**Exercise:**
Exactly as written, write out the lines below from the first to the one containing "import plotly.graph_objects as go", inclusive. Pictures do not belong in the copy.
────────────────────────────────────────
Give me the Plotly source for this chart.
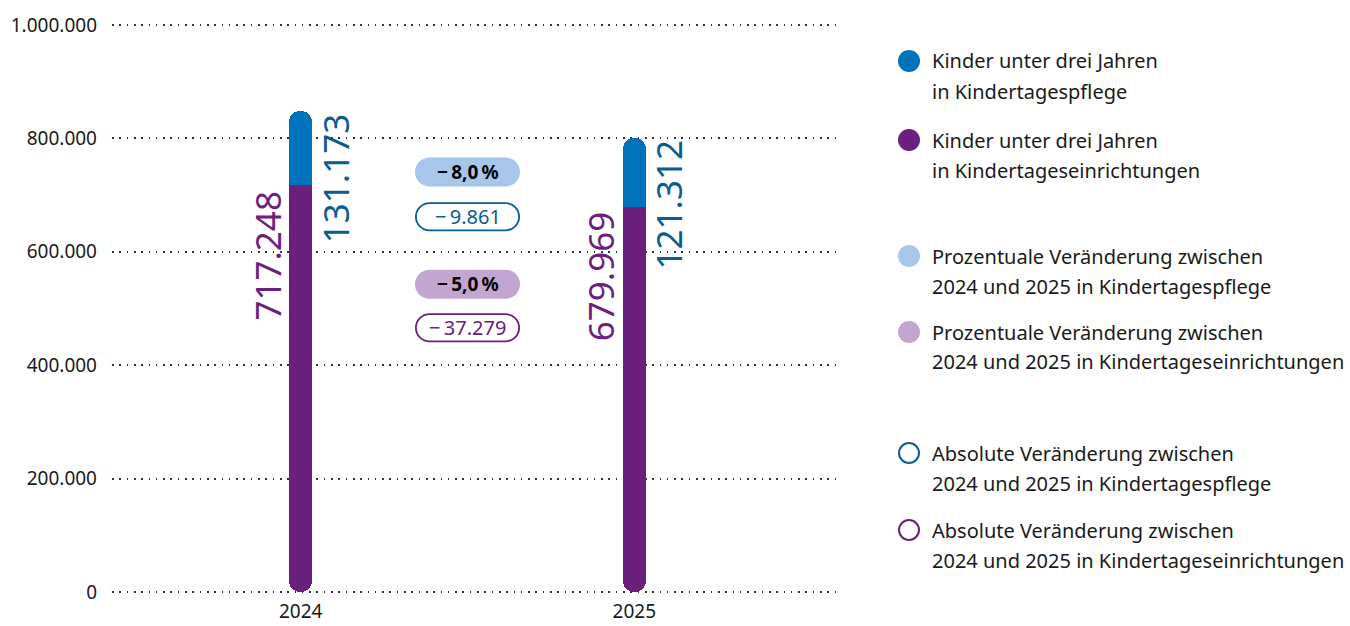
import plotly.graph_objects as go

# ---------------- data ----------------
years = [2024, 2025]
year_labels = ["2024", "2025"]
tagespflege = [131173, 121312]        # Kinder unter drei Jahren in Kindertagespflege
einrichtungen = [717248, 679969]      # Kinder unter drei Jahren in Kindertageseinrichtungen
pct_change = ["8,0", "5,0"]           # Prozentuale Veränderung (Tagespflege, Einrichtungen)
y_ticks = [0, 200000, 400000, 600000, 800000, 1000000]
y_tick_labels = ["0", "200.000", "400.000", "600.000", "800.000", "1.000.000"]
legend_lines = [
    ("Kinder unter drei Jahren", "in Kindertagespflege"),
    ("Kinder unter drei Jahren", "in Kindertageseinrichtungen"),
    ("Prozentuale Veränderung zwischen", "2024 und 2025 in Kindertagespflege"),
    ("Prozentuale Veränderung zwischen", "2024 und 2025 in Kindertageseinrichtungen"),
    ("Absolute Veränderung zwischen", "2024 und 2025 in Kindertagespflege"),
    ("Absolute Veränderung zwischen", "2024 und 2025 in Kindertageseinrichtungen"),
]

# ---------------- style ----------------
FONT = "Noto Sans"
BLUE = "#0072bc"
BLUE_TXT = "#0b5c92"
PURPLE = "#6c207e"
LIGHT_BLUE = "#a7c7ea"
LIGHT_PURPLE = "#c4a4d0"
TXT = "#1a1a1a"

W, H = 1350, 626
ML, MR, MT, MB = 112, 510, 24, 33
PW, PH = W - ML - MR, H - MT - MB
X_LEFT_PX, X_UNIT_PX = 188.7, 333.6
x_range = [years[0] - X_LEFT_PX / X_UNIT_PX, years[0] + (PW - X_LEFT_PX) / X_UNIT_PX]
BAR_W = 22.5 / X_UNIT_PX
Y_PAD = 2030
y_range = [y_ticks[0] - Y_PAD, y_ticks[-1] + Y_PAD]


def fmt(v):
    return f"{abs(v):,}".replace(",", ".")


def px_to_paper(px, py):
    return (px - ML) / PW, (H - MB - py) / PH


totals = [a + b for a, b in zip(einrichtungen, tagespflege)]
abs_change_blue = tagespflege[1] - tagespflege[0]
abs_change_purple = einrichtungen[1] - einrichtungen[0]


def bar(y, base, color, radius):
    return go.Bar(
        x=years, y=y, base=base, width=BAR_W,
        marker=dict(color=color, cornerradius=radius, line=dict(width=0)),
        hoverinfo="skip", showlegend=False,
    )


fig = go.Figure()
# purple segment 0 -> value, rounded ends; top half re-squared by a plain bar
fig.add_trace(bar(einrichtungen, [0] * len(years), PURPLE, "50%"))
fig.add_trace(bar([v / 2 for v in einrichtungen], [v / 2 for v in einrichtungen], PURPLE, 0))
# blue segment value -> total, rounded ends; bottom half re-squared by a plain bar
fig.add_trace(bar(tagespflege, einrichtungen, BLUE, "50%"))
fig.add_trace(bar([v / 2 for v in tagespflege], einrichtungen, BLUE, 0))

annotations = []
for i, yr in enumerate(years):
    annotations.append(dict(
        x=yr, y=totals[i], xref="x", yref="y", text=fmt(tagespflege[i]),
        textangle=-90, xanchor="center", yanchor="top", xshift=34.5, yshift=0,
        showarrow=False, font=dict(family=FONT, size=35, color=BLUE_TXT),
    ))
    annotations.append(dict(
        x=yr, y=einrichtungen[i], xref="x", yref="y", text=fmt(einrichtungen[i]),
        textangle=-90, xanchor="center", yanchor="top", xshift=-33.5, yshift=-3,
        showarrow=False, font=dict(family=FONT, size=35, color=PURPLE),
    ))

# pills between the bars
K = 0.5523


def pill_path(a, r):
    kr = K * r
    return (f"M {-a},{-r} L {a},{-r} C {a+kr},{-r} {a+r},{-kr} {a+r},0 "
            f"C {a+r},{kr} {a+kr},{r} {a},{r} L {-a},{r} "
            f"C {-a-kr},{r} {-a-r},{kr} {-a-r},0 C {-a-r},{-kr} {-a-kr},{-r} {-a},{-r} Z")


x_mid = (years[0] + years[1]) / 2
pills = [
    # (y position, text, fill, line color, text color, bold)
    (741000, f"−\u2009{pct_change[0]}\u2009%", LIGHT_BLUE, None, "#000000", True),
    (662000, f"−\u2009{fmt(abs_change_blue)}", "white", BLUE_TXT, BLUE_TXT, False),
    (543000, f"−\u2009{pct_change[1]}\u2009%", LIGHT_PURPLE, None, "#000000", True),
    (466000, f"−\u2009{fmt(abs_change_purple)}", "white", PURPLE, PURPLE, False),
]
shapes = []
for yv, txt, fill, lc, tc, bold in pills:
    if lc is None:
        path = pill_path(38, 14.5)
        line = dict(width=0)
    else:
        path = pill_path(38, 13.6)
        line = dict(color=lc, width=1.8)
    shapes.append(dict(
        type="path", xref="x", yref="y", xsizemode="pixel", ysizemode="pixel",
        xanchor=x_mid, yanchor=yv, path=path, fillcolor=fill, line=line, layer="above",
    ))
    annotations.append(dict(
        x=x_mid, y=yv, xref="x", yref="y",
        text=f"<b>{txt}</b>" if bold else txt,
        xanchor="center", yanchor="middle", showarrow=False,
        font=dict(family=FONT, size=19 if bold else 20, color=tc),
    ))

# custom legend
legend_style = [
    (BLUE, True), (PURPLE, True), (LIGHT_BLUE, True), (LIGHT_PURPLE, True),
    (BLUE_TXT, False), (PURPLE, False),
]
legend_y = [61, 140, 256, 332, 453, 530]
LINE_GAP = 30
CIRCLE_X, TEXT_X = 909, 930
for (col, filled), (l1, l2), ly in zip(legend_style, legend_lines, legend_y):
    cx, cy = px_to_paper(CIRCLE_X, ly)
    if filled:
        shapes.append(dict(type="circle", xref="paper", yref="paper",
                           xsizemode="pixel", ysizemode="pixel", xanchor=cx, yanchor=cy,
                           x0=-11, x1=11, y0=-11, y1=11, fillcolor=col, line=dict(width=0)))
    else:
        shapes.append(dict(type="circle", xref="paper", yref="paper",
                           xsizemode="pixel", ysizemode="pixel", xanchor=cx, yanchor=cy,
                           x0=-10, x1=10, y0=-10, y1=10, fillcolor="white",
                           line=dict(color=col, width=2)))
    for k, t in enumerate((l1, l2)):
        tx, ty = px_to_paper(TEXT_X, ly + k * LINE_GAP)
        annotations.append(dict(
            x=tx, y=ty, xref="paper", yref="paper", text=t, xanchor="left",
            yanchor="middle", showarrow=False, font=dict(family=FONT, size=20, color=TXT),
        ))

fig.update_layout(
    width=W, height=H,
    margin=dict(l=ML, r=MR, t=MT, b=MB, pad=0, autoexpand=False),
    paper_bgcolor="white", plot_bgcolor="white",
    barmode="overlay", bargap=0,
    showlegend=False,
    font=dict(family=FONT, size=19, color=TXT),
    xaxis=dict(
        range=x_range, tickvals=years, ticktext=year_labels,
        showgrid=False, zeroline=False, showline=False, ticks="",
        ticklabelstandoff=5, tickfont=dict(family=FONT, size=19, color=TXT),
        fixedrange=True, automargin=False,
    ),
    yaxis=dict(
        range=y_range, tickvals=y_ticks, ticktext=y_tick_labels,
        showgrid=True, gridcolor="#333333", gridwidth=1.6, griddash="1.6px,5.7px",
        zeroline=False, showline=False, ticks="",
        ticklabelstandoff=14, tickfont=dict(family=FONT, size=19, color=TXT),
        fixedrange=True, automargin=False,
    ),
    annotations=annotations,
    shapes=shapes,
)

fig.write_html(
    "out.html",
    config={"displayModeBar": False},
    post_script="document.body.style.margin='0';document.body.style.overflow='hidden';",
)
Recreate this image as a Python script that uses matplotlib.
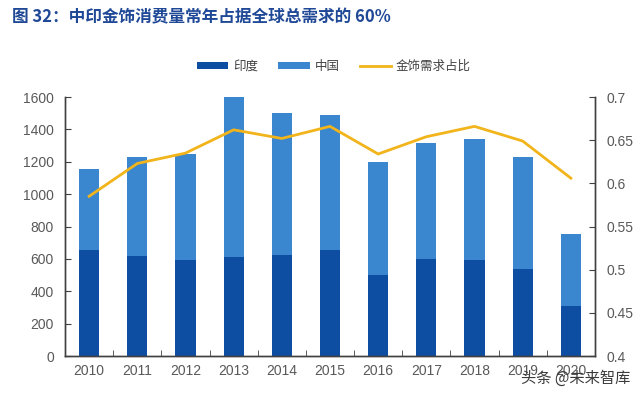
import matplotlib
matplotlib.use("Agg")
import matplotlib.pyplot as plt
import numpy as np

plt.rcParams['font.family'] = ['Liberation Sans', 'Noto Sans CJK SC', 'DejaVu Sans']

years = ['2010', '2011', '2012', '2013', '2014', '2015', '2016', '2017', '2018', '2019', '2020']
india = [656, 615, 591, 613, 623, 656, 500, 597, 593, 539, 310]
total = [1158, 1227, 1251, 1600, 1504, 1490, 1199, 1319, 1341, 1227, 751]
china = [t - i for t, i in zip(total, india)]
ratio = [0.585, 0.623, 0.635, 0.662, 0.652, 0.666, 0.634, 0.654, 0.666, 0.649, 0.606]

c_india = '#0d4ea3'
c_china = '#3a86cf'
c_line = '#f2b41b'
spine_c = '#404040'
txt_c = '#595959'

fig = plt.figure(figsize=(6.4, 3.96), dpi=100)
ax = fig.add_axes([0.1016, 0.101, 0.828, 0.654])
x = np.arange(len(years))
w = 0.42
b1 = ax.bar(x, india, w, color=c_india, label='印度', zorder=2)
b2 = ax.bar(x, china, w, bottom=india, color=c_china, label='中国', zorder=2)
ax.set_xlim(-0.5, len(years) - 0.5)
ax.set_ylim(0, 1600)
ax.set_yticks(np.arange(0, 1601, 200))
ax.set_xticks(x)
ax.set_xticklabels(years)
ax.set_xticks(np.arange(-0.5, len(years), 1), minor=True)
ax.tick_params(axis='x', which='major', length=0, pad=6, labelsize=10, labelcolor=txt_c)
ax.tick_params(axis='x', which='minor', direction='in', length=4, color=spine_c)
ax.tick_params(axis='y', direction='in', length=4, color=spine_c, labelsize=10, labelcolor=txt_c, pad=8)

ax2 = ax.twinx()
ln, = ax2.plot(x, ratio, color=c_line, lw=2.0, label='金饰需求占比', zorder=3)
ax2.set_ylim(0.4, 0.7)
ax2.set_yticks([0.4, 0.45, 0.5, 0.55, 0.6, 0.65, 0.7])
ax2.set_yticklabels(['0.4', '0.45', '0.5', '0.55', '0.6', '0.65', '0.7'])
ax2.tick_params(axis='y', direction='in', length=4, color=spine_c, labelsize=10, labelcolor=txt_c, pad=8)

for a in (ax, ax2):
    a.spines['top'].set_visible(False)
    for s in ('left', 'right', 'bottom'):
        a.spines[s].set_color(spine_c)
        a.spines[s].set_linewidth(1.0)

leg = fig.legend(handles=[b1, b2, ln], labels=['印度', '中国', '金饰需求占比'],
                 loc='center', bbox_to_anchor=(0.522, 0.832), ncol=3, frameon=False,
                 prop={'family': ['Noto Sans CJK SC'], 'size': 9},
                 handlelength=2.5, handleheight=0.55, columnspacing=1.6, handletextpad=0.4)
for t in leg.get_texts():
    t.set_color('#404040')

fig.text(0.019, 0.955, '图 32：中印金饰消费量常年占据全球总需求的 60%', fontsize=12,
         fontweight='bold', color='#1f4896', family=['Noto Sans CJK SC', 'DejaVu Sans'],
         va='center', ha='left')

fig.text(0.985, 0.045, '头条 @未来智库', fontsize=11, color='#3a3a3a',
         family=['Noto Sans CJK SC', 'DejaVu Sans'], ha='right', va='center')

fig.savefig('out.png', dpi=100)
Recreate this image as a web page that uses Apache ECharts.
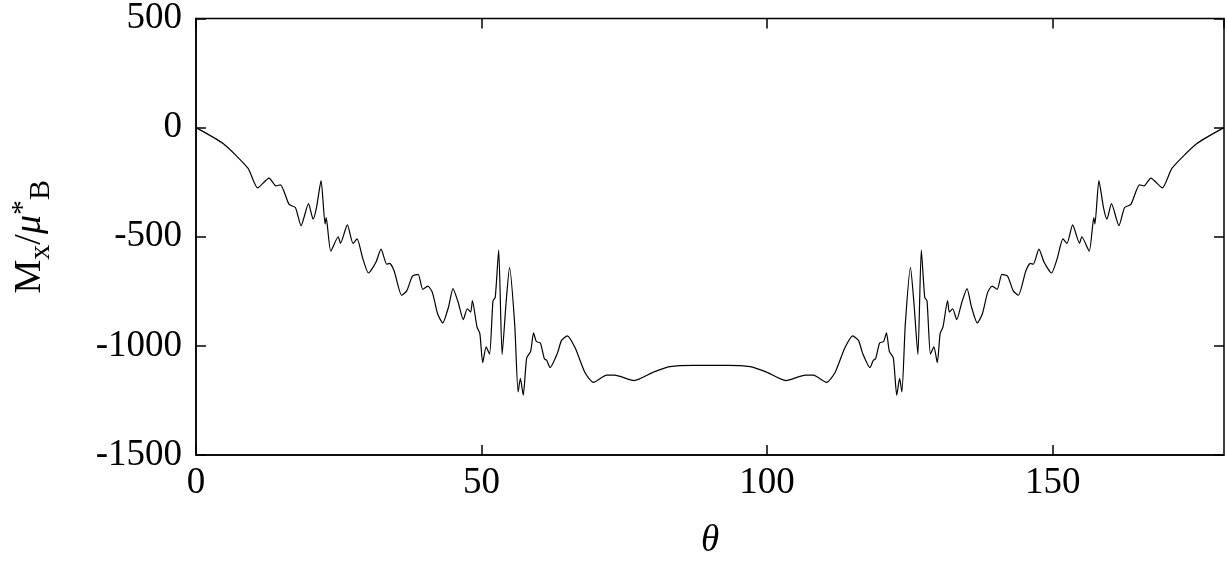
<!DOCTYPE html>
<html><head><meta charset="utf-8">
<script src="https://cdn.jsdelivr.net/npm/echarts@6/dist/echarts.min.js"></script>
<style>html,body{margin:0;background:#fff}#c{width:1227px;height:565px}</style>
</head><body><div id="c"></div>
<script>
// left half of the curve, theta 0..90 (curve is symmetric about 90)
var theta = [0,4.8,9.1,10.8,12.8,14,14.8,16.3,17.4,18.4,19.7,20.5,21.1,21.9,22.6,22.8,23.6,24.9,25.3,26.5,27.5,28.2,29.2,30.2,31.5,32.4,33.4,33.9,34.7,36.0,36.9,37.9,38.9,39.7,40.6,41.4,42.3,43.2,44.2,45.0,45.9,46.8,47.5,48.1,48.4,49.2,49.7,50.2,50.8,51.4,52.0,52.4,53.0,53.6,54.3,54.9,55.8,56.4,56.8,57.3,57.9,58.6,59.1,59.6,60.3,61.0,61.4,62.0,63.3,64.0,65.0,66.4,68.1,69.6,71.9,73.3,76.7,80.2,83.0,87.0,90];
var mx = [0,-74,-186,-276,-231,-267,-262,-352,-366,-449,-348,-419,-366,-243,-442,-412,-566,-500,-530,-446,-531,-510,-599,-666,-617,-557,-626,-622,-657,-768,-748,-680,-672,-741,-726,-756,-853,-895,-823,-738,-800,-880,-830,-845,-793,-913,-943,-1077,-1005,-1038,-793,-778,-561,-1040,-800,-640,-900,-1211,-1149,-1226,-1055,-1025,-940,-980,-987,-1059,-1066,-1099,-1032,-975,-954,-1010,-1122,-1167,-1134,-1134,-1159,-1119,-1095,-1089,-1089];
var xTicks = [0,50,100,150];
var yTicks = [500,0,-500,-1000,-1500];

var data = theta.map(function(t,i){return [t,mx[i]]});
for (var i = theta.length-2; i >= 0; i--) data.push([180-theta[i], mx[i]]);

var font = 'Liberation Serif';
var chart = echarts.init(document.getElementById('c'));
var tick = {show:true, inside:true, length:10, lineStyle:{color:'#000',width:1.5}};
var line = {onZero:false, lineStyle:{color:'#000',width:1.5}};
chart.setOption({
  animation:false,
  grid:{left:177,right:3,top:15,bottom:104,show:true,borderColor:'#000',borderWidth:1.5},
  xAxis:[
    {type:'value',min:0,max:180,interval:50,axisLine:line,axisTick:tick,splitLine:{show:false},
     axisLabel:{color:'#000',fontFamily:font,fontSize:37,margin:10,showMaxLabel:false,
       formatter:function(v){return xTicks.indexOf(v)>=0?String(v):''}},
     name:'θ',nameLocation:'middle',nameGap:68,nameTextStyle:{fontFamily:font,fontSize:37,fontStyle:'italic',color:'#000'}},
    {type:'value',position:'top',min:0,max:180,interval:50,axisLine:{show:false,onZero:false},axisTick:tick,axisLabel:{show:false},splitLine:{show:false}}
  ],
  yAxis:[
    {type:'value',min:-1500,max:500,interval:500,axisLine:line,axisTick:tick,splitLine:{show:false},
     axisLabel:{color:'#000',fontFamily:font,fontSize:37,margin:14,
       formatter:function(v){return yTicks.indexOf(v)>=0?String(v):''}},
     name:'{a|M}{s|x}{a|/}{m|μ}{u|*}{s|B}',nameLocation:'middle',nameGap:140,nameRotate:90,
     nameTextStyle:{color:'#000',rich:{a:{fontFamily:font,fontSize:38,color:'#000'},
       m:{fontFamily:font,fontSize:38,fontStyle:'italic',color:'#000'},
       s:{fontFamily:font,fontSize:30,color:'#000',padding:[22,0,0,0]},
       u:{fontFamily:font,fontSize:30,color:'#000',padding:[0,0,14,0]}}}},
    {type:'value',position:'right',min:-1500,max:500,interval:500,axisLine:{show:false,onZero:false},axisTick:tick,axisLabel:{show:false},splitLine:{show:false}}
  ],
  series:[{type:'line',data:data,showSymbol:false,smooth:0.2,lineStyle:{color:'#000',width:1.2}}]
});
</script></body></html>
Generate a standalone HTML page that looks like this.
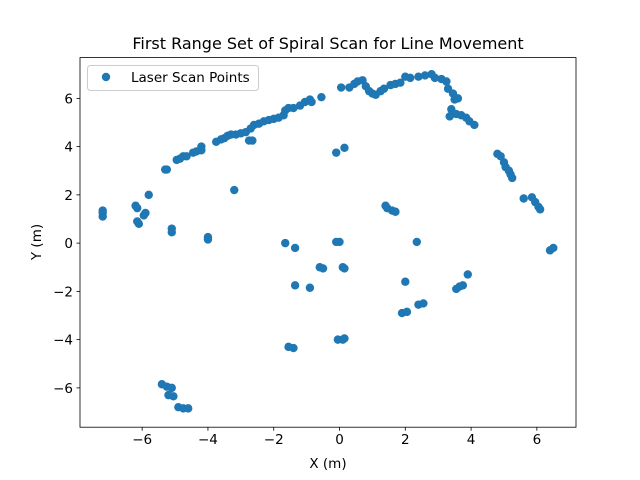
<!DOCTYPE html>
<html><head><meta charset="utf-8"><style>
body{margin:0;background:#fff}
svg{display:block;font-family:"DejaVu Sans","Liberation Sans",sans-serif}
</style></head><body>
<svg id="chart" width="640" height="480">
<rect width="640" height="480" fill="#fff"/>
<text x="328" y="49" text-anchor="middle" font-size="16" fill="#000">First Range Set of Spiral Scan for Line Movement</text>
<g id="marks"></g>
<g id="axes"></g>
<text x="328" y="468" text-anchor="middle" font-size="13.5">X (m)</text>
<text transform="translate(41,242) rotate(-90)" text-anchor="middle" font-size="13.5">Y (m)</text>
<g>
<rect x="87.5" y="65.5" width="171" height="25" rx="3" fill="#fff" fill-opacity="0.8" stroke="#ccc"/>
<circle cx="106" cy="77" r="4.2" fill="#1f77b4"/>
<text x="131" y="82" font-size="13.5">Laser Scan Points</text>
</g>
</svg>
<script>
const xs=[-7.2,-7.2,-7.2,-6.2,-6.15,-6.15,-6.1,-5.95,-5.9,-5.8,-5.3,-5.25,-5.1,-5.1,-4.95,-4.85,-4.75,-4.65,-4.45,-4.35,-4.2,-4.2,-4.0,-4.0,-3.75,-3.6,-3.5,-3.4,-3.3,-3.15,-3.0,-2.85,-3.2,-2.75,-2.65,-2.7,-2.6,-2.45,-2.3,-2.15,-2.0,-1.85,-1.7,-1.65,-1.55,-1.4,-1.2,-1.05,-0.9,-0.85,-0.55,-1.65,-1.35,-1.35,-0.9,-0.6,-0.5,-1.55,-1.4,-0.1,0.0,-0.1,0.15,0.1,0.15,-0.05,0.1,0.15,0.05,0.3,0.45,0.55,0.7,0.8,0.9,1.0,1.1,1.25,1.35,1.55,1.7,1.85,2.0,2.15,2.4,2.6,2.8,2.9,3.1,3.25,3.3,3.45,3.5,3.6,3.35,3.4,3.55,3.7,3.85,3.95,4.1,1.4,1.45,1.6,1.7,2.35,2.0,1.9,2.05,2.4,2.55,3.55,3.65,3.75,3.9,4.8,4.9,5.0,5.05,5.15,5.2,5.25,5.6,5.85,5.95,6.05,6.1,6.4,6.5,-5.4,-5.25,-5.1,-5.2,-5.05,-4.9,-4.75,-4.6];
const ys=[1.1,1.25,1.35,1.55,1.45,0.9,0.8,1.15,1.25,2.0,3.05,3.05,0.45,0.6,3.45,3.5,3.6,3.6,3.75,3.8,3.85,4.0,0.15,0.25,4.2,4.3,4.35,4.45,4.5,4.5,4.55,4.6,2.2,4.25,4.25,4.75,4.9,4.95,5.05,5.1,5.15,5.2,5.3,5.5,5.6,5.6,5.7,5.85,5.95,5.85,6.05,0.0,-0.2,-1.75,-1.85,-1.0,-1.05,-4.3,-4.35,0.05,0.05,3.75,3.95,-1.0,-1.05,-4.0,-4.0,-3.95,6.45,6.45,6.6,6.7,6.75,6.5,6.3,6.2,6.15,6.3,6.4,6.55,6.6,6.65,6.9,6.85,6.9,6.95,7.0,6.85,6.8,6.7,6.4,6.2,5.95,6.0,5.25,5.55,5.35,5.3,5.2,5.05,4.9,1.55,1.45,1.35,1.3,0.05,-1.6,-2.9,-2.85,-2.55,-2.5,-1.9,-1.8,-1.75,-1.3,3.7,3.6,3.35,3.15,3.0,2.85,2.7,1.85,1.9,1.7,1.5,1.4,-0.3,-0.2,-5.85,-5.95,-6.0,-6.3,-6.35,-6.8,-6.85,-6.85];
const xTicks=[-6,-4,-2,0,2,4,6];
const yTicks=[-6,-4,-2,0,2,4,6];
const L=80,R=576,T=57.6,B=427.2,xmin=-7.89,xmax=7.19,ymin=-7.63,ymax=7.69;
const sx=v=>L+(v-xmin)/(xmax-xmin)*(R-L);
const sy=v=>B-(v-ymin)/(ymax-ymin)*(B-T);
const NS="http://www.w3.org/2000/svg";
const marks=document.getElementById('marks'),axes=document.getElementById('axes');
xs.forEach((x,i)=>{const c=document.createElementNS(NS,'circle');
c.setAttribute('cx',sx(x));c.setAttribute('cy',sy(ys[i]));c.setAttribute('r',4.2);c.setAttribute('fill','#1f77b4');


marks.appendChild(c);});
const f=document.createElementNS(NS,'rect');
f.setAttribute('x',L);f.setAttribute('y',T);f.setAttribute('width',R-L);f.setAttribute('height',B-T);f.setAttribute('fill','none');f.setAttribute('stroke','#000');f.setAttribute('stroke-width','0.8');


axes.appendChild(f);
const lab=v=>v<0?'\u2212'+(-v):''+v;
xTicks.forEach(v=>{const l=document.createElementNS(NS,'line');const x=sx(v);
l.setAttribute('x1',x);l.setAttribute('x2',x);l.setAttribute('y1',B);l.setAttribute('y2',B+3.5);l.setAttribute('stroke','#000');l.setAttribute('stroke-width','0.8');


axes.appendChild(l);
const t=document.createElementNS(NS,'text');t.setAttribute('x',x);t.setAttribute('y',B+17);t.setAttribute('text-anchor','middle');t.setAttribute('font-size','13.5');t.textContent=lab(v);


axes.appendChild(t);});
yTicks.forEach(v=>{const l=document.createElementNS(NS,'line');const y=sy(v);
l.setAttribute('x1',L-3.5);l.setAttribute('x2',L);l.setAttribute('y1',y);l.setAttribute('y2',y);l.setAttribute('stroke','#000');l.setAttribute('stroke-width','0.8');


axes.appendChild(l);
const t=document.createElementNS(NS,'text');t.setAttribute('x',L-7);t.setAttribute('y',y+5);t.setAttribute('text-anchor','end');t.setAttribute('font-size','13.5');t.textContent=lab(v);


axes.appendChild(t);});
</script>
</body></html>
────────────────────────────────────────
**Expected answer:**
Give me the Plotly source for this chart.
import plotly.graph_objects as go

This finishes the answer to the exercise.